• _Dataset records_:
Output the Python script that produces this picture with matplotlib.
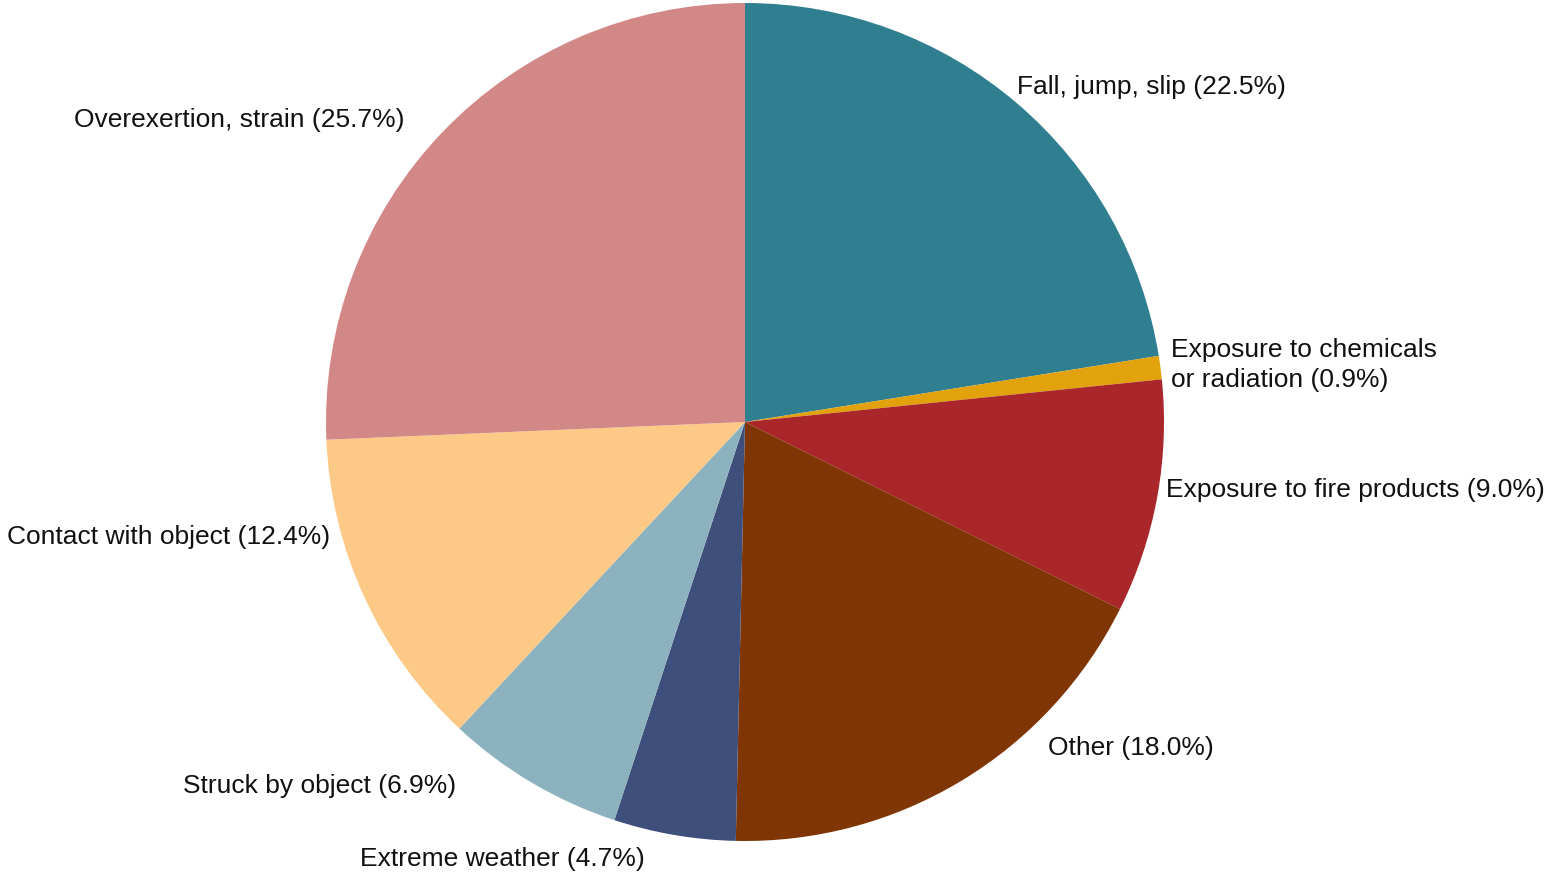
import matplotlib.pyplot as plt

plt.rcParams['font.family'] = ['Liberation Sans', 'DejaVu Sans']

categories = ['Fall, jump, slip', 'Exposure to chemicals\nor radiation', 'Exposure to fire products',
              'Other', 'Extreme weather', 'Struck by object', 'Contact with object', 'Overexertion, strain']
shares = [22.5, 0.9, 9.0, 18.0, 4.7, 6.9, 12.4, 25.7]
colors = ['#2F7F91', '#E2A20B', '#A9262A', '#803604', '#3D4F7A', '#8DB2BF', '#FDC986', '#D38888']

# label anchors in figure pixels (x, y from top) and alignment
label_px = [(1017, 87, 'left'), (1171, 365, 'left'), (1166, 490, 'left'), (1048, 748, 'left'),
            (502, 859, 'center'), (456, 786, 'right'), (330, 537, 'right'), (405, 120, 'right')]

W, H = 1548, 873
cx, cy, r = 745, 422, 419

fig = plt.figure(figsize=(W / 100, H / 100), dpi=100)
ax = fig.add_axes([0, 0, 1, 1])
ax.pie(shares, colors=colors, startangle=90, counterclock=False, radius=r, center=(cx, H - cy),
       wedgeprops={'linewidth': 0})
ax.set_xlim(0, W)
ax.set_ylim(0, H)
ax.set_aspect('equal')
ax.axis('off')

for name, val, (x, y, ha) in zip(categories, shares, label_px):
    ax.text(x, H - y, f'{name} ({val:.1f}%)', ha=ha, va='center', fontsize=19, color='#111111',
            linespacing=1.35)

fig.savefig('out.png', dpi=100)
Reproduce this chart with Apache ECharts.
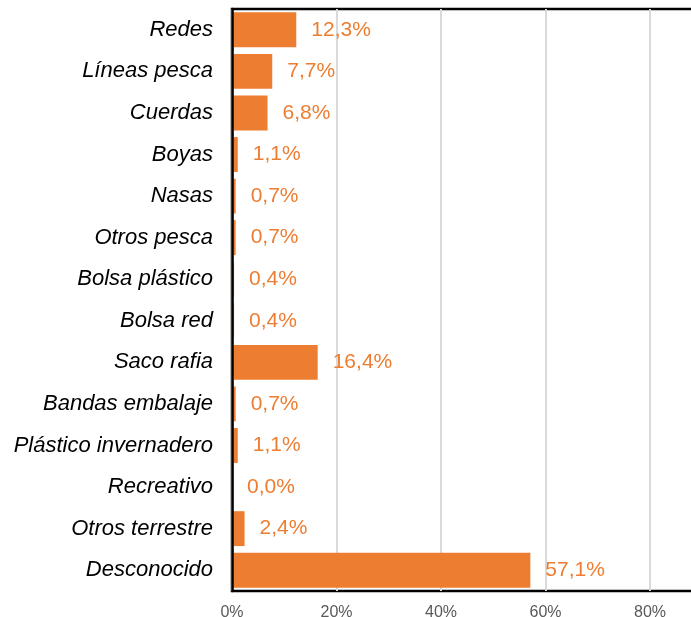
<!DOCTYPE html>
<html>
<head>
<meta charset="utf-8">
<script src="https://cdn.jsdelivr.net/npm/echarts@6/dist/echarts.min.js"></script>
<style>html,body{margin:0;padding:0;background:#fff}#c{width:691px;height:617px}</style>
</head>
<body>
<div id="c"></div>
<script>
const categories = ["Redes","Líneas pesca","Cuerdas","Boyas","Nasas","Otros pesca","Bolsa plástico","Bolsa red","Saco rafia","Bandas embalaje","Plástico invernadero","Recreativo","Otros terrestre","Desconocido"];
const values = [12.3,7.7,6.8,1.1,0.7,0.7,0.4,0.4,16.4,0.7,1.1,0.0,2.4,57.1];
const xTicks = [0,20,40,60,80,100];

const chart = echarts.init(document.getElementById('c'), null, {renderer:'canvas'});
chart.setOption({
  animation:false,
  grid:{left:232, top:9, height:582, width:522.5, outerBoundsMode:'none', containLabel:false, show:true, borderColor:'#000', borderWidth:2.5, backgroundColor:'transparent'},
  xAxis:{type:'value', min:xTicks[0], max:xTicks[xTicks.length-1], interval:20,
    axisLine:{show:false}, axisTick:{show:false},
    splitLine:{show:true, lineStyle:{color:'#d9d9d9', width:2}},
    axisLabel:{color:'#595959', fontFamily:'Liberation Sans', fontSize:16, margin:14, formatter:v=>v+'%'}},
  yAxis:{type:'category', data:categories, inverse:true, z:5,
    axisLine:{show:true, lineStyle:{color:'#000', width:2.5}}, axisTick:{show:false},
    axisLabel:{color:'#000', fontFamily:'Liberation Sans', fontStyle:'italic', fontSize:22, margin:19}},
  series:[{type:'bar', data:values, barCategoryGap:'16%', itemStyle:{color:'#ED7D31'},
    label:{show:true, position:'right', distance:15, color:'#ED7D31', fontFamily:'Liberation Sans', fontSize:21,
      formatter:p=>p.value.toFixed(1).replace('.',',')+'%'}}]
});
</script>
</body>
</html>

• _Exercise brief_: Reproduce the listing above exactly, excluding all pictures.

• _Response to the task_:
Output the Python script that produces this picture with matplotlib.
import matplotlib.pyplot as plt

plt.rcParams['font.family'] = ['Liberation Sans', 'DejaVu Sans']

categories = ['Fall, jump, slip', 'Exposure to chemicals\nor radiation', 'Exposure to fire products',
              'Other', 'Extreme weather', 'Struck by object', 'Contact with object', 'Overexertion, strain']
shares = [22.5, 0.9, 9.0, 18.0, 4.7, 6.9, 12.4, 25.7]
colors = ['#2F7F91', '#E2A20B', '#A9262A', '#803604', '#3D4F7A', '#8DB2BF', '#FDC986', '#D38888']

# label anchors in figure pixels (x, y from top) and alignment
label_px = [(1017, 87, 'left'), (1171, 365, 'left'), (1166, 490, 'left'), (1048, 748, 'left'),
            (502, 859, 'center'), (456, 786, 'right'), (330, 537, 'right'), (405, 120, 'right')]

W, H = 1548, 873
cx, cy, r = 745, 422, 419

fig = plt.figure(figsize=(W / 100, H / 100), dpi=100)
ax = fig.add_axes([0, 0, 1, 1])
ax.pie(shares, colors=colors, startangle=90, counterclock=False, radius=r, center=(cx, H - cy),
       wedgeprops={'linewidth': 0})
ax.set_xlim(0, W)
ax.set_ylim(0, H)
ax.set_aspect('equal')
ax.axis('off')

for name, val, (x, y, ha) in zip(categories, shares, label_px):
    ax.text(x, H - y, f'{name} ({val:.1f}%)', ha=ha, va='center', fontsize=19, color='#111111',
            linespacing=1.35)

fig.savefig('out.png', dpi=100)
Reproduce this chart with Apache ECharts.
<!DOCTYPE html>
<html>
<head>
<meta charset="utf-8">
<script src="https://cdn.jsdelivr.net/npm/echarts@6/dist/echarts.min.js"></script>
<style>html,body{margin:0;padding:0;background:#fff}#c{width:691px;height:617px}</style>
</head>
<body>
<div id="c"></div>
<script>
const categories = ["Redes","Líneas pesca","Cuerdas","Boyas","Nasas","Otros pesca","Bolsa plástico","Bolsa red","Saco rafia","Bandas embalaje","Plástico invernadero","Recreativo","Otros terrestre","Desconocido"];
const values = [12.3,7.7,6.8,1.1,0.7,0.7,0.4,0.4,16.4,0.7,1.1,0.0,2.4,57.1];
const xTicks = [0,20,40,60,80,100];

const chart = echarts.init(document.getElementById('c'), null, {renderer:'canvas'});
chart.setOption({
  animation:false,
  grid:{left:232, top:9, height:582, width:522.5, outerBoundsMode:'none', containLabel:false, show:true, borderColor:'#000', borderWidth:2.5, backgroundColor:'transparent'},
  xAxis:{type:'value', min:xTicks[0], max:xTicks[xTicks.length-1], interval:20,
    axisLine:{show:false}, axisTick:{show:false},
    splitLine:{show:true, lineStyle:{color:'#d9d9d9', width:2}},
    axisLabel:{color:'#595959', fontFamily:'Liberation Sans', fontSize:16, margin:14, formatter:v=>v+'%'}},
  yAxis:{type:'category', data:categories, inverse:true, z:5,
    axisLine:{show:true, lineStyle:{color:'#000', width:2.5}}, axisTick:{show:false},
    axisLabel:{color:'#000', fontFamily:'Liberation Sans', fontStyle:'italic', fontSize:22, margin:19}},
  series:[{type:'bar', data:values, barCategoryGap:'16%', itemStyle:{color:'#ED7D31'},
    label:{show:true, position:'right', distance:15, color:'#ED7D31', fontFamily:'Liberation Sans', fontSize:21,
      formatter:p=>p.value.toFixed(1).replace('.',',')+'%'}}]
});
</script>
</body>
</html>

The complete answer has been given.